▶ **Material provided**:
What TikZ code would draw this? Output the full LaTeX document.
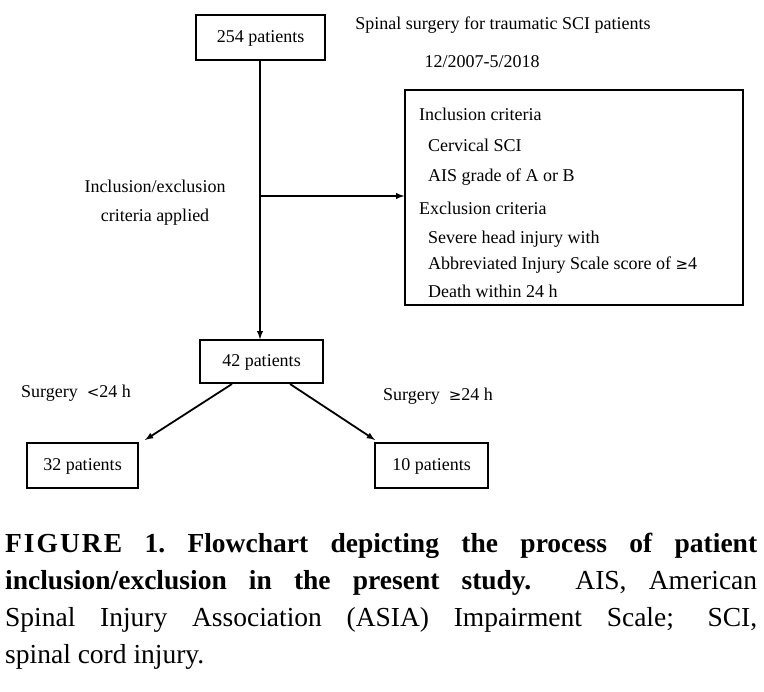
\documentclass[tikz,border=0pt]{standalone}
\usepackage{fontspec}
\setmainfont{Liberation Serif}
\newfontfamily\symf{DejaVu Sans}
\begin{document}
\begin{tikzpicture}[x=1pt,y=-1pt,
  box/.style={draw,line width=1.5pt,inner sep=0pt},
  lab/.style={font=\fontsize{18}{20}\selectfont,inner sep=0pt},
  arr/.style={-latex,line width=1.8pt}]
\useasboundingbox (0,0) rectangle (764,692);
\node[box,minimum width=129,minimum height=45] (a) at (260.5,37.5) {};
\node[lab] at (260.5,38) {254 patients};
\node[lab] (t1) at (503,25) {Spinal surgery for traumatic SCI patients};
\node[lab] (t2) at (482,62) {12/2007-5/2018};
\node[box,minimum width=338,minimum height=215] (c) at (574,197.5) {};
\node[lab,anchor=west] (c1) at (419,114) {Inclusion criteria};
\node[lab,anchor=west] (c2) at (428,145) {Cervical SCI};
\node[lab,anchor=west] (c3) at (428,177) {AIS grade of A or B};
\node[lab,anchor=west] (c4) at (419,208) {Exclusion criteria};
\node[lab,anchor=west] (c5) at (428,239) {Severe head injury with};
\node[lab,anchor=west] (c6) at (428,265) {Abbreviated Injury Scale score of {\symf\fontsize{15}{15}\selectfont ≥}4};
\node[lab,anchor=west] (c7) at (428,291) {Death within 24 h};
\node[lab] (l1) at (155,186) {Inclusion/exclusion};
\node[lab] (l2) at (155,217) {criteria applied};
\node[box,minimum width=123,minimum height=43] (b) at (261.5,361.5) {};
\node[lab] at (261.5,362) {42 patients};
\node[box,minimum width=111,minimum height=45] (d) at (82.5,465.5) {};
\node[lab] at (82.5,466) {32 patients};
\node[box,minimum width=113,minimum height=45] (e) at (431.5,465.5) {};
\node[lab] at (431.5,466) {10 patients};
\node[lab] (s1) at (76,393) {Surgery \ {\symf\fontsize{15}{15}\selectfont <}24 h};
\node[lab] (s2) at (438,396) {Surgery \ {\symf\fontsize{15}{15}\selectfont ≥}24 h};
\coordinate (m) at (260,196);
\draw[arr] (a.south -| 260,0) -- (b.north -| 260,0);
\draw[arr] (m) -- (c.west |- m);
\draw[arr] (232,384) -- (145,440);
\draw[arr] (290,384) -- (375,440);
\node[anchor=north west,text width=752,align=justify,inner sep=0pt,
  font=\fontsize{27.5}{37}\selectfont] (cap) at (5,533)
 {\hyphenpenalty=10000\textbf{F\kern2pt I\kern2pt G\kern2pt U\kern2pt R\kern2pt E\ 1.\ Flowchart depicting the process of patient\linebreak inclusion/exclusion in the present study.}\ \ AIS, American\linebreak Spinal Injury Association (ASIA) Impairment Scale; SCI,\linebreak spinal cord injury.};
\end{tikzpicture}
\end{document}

▶ **Problem**:
Restate the data above word for word. Skip every picture.

▶ **Output of the exercise**:
What TikZ code would draw this? Output the full LaTeX document.
\documentclass[tikz,border=0pt]{standalone}
\usepackage{fontspec}
\setmainfont{Liberation Serif}
\newfontfamily\symf{DejaVu Sans}
\begin{document}
\begin{tikzpicture}[x=1pt,y=-1pt,
  box/.style={draw,line width=1.5pt,inner sep=0pt},
  lab/.style={font=\fontsize{18}{20}\selectfont,inner sep=0pt},
  arr/.style={-latex,line width=1.8pt}]
\useasboundingbox (0,0) rectangle (764,692);
\node[box,minimum width=129,minimum height=45] (a) at (260.5,37.5) {};
\node[lab] at (260.5,38) {254 patients};
\node[lab] (t1) at (503,25) {Spinal surgery for traumatic SCI patients};
\node[lab] (t2) at (482,62) {12/2007-5/2018};
\node[box,minimum width=338,minimum height=215] (c) at (574,197.5) {};
\node[lab,anchor=west] (c1) at (419,114) {Inclusion criteria};
\node[lab,anchor=west] (c2) at (428,145) {Cervical SCI};
\node[lab,anchor=west] (c3) at (428,177) {AIS grade of A or B};
\node[lab,anchor=west] (c4) at (419,208) {Exclusion criteria};
\node[lab,anchor=west] (c5) at (428,239) {Severe head injury with};
\node[lab,anchor=west] (c6) at (428,265) {Abbreviated Injury Scale score of {\symf\fontsize{15}{15}\selectfont ≥}4};
\node[lab,anchor=west] (c7) at (428,291) {Death within 24 h};
\node[lab] (l1) at (155,186) {Inclusion/exclusion};
\node[lab] (l2) at (155,217) {criteria applied};
\node[box,minimum width=123,minimum height=43] (b) at (261.5,361.5) {};
\node[lab] at (261.5,362) {42 patients};
\node[box,minimum width=111,minimum height=45] (d) at (82.5,465.5) {};
\node[lab] at (82.5,466) {32 patients};
\node[box,minimum width=113,minimum height=45] (e) at (431.5,465.5) {};
\node[lab] at (431.5,466) {10 patients};
\node[lab] (s1) at (76,393) {Surgery \ {\symf\fontsize{15}{15}\selectfont <}24 h};
\node[lab] (s2) at (438,396) {Surgery \ {\symf\fontsize{15}{15}\selectfont ≥}24 h};
\coordinate (m) at (260,196);
\draw[arr] (a.south -| 260,0) -- (b.north -| 260,0);
\draw[arr] (m) -- (c.west |- m);
\draw[arr] (232,384) -- (145,440);
\draw[arr] (290,384) -- (375,440);
\node[anchor=north west,text width=752,align=justify,inner sep=0pt,
  font=\fontsize{27.5}{37}\selectfont] (cap) at (5,533)
 {\hyphenpenalty=10000\textbf{F\kern2pt I\kern2pt G\kern2pt U\kern2pt R\kern2pt E\ 1.\ Flowchart depicting the process of patient\linebreak inclusion/exclusion in the present study.}\ \ AIS, American\linebreak Spinal Injury Association (ASIA) Impairment Scale; SCI,\linebreak spinal cord injury.};
\end{tikzpicture}
\end{document}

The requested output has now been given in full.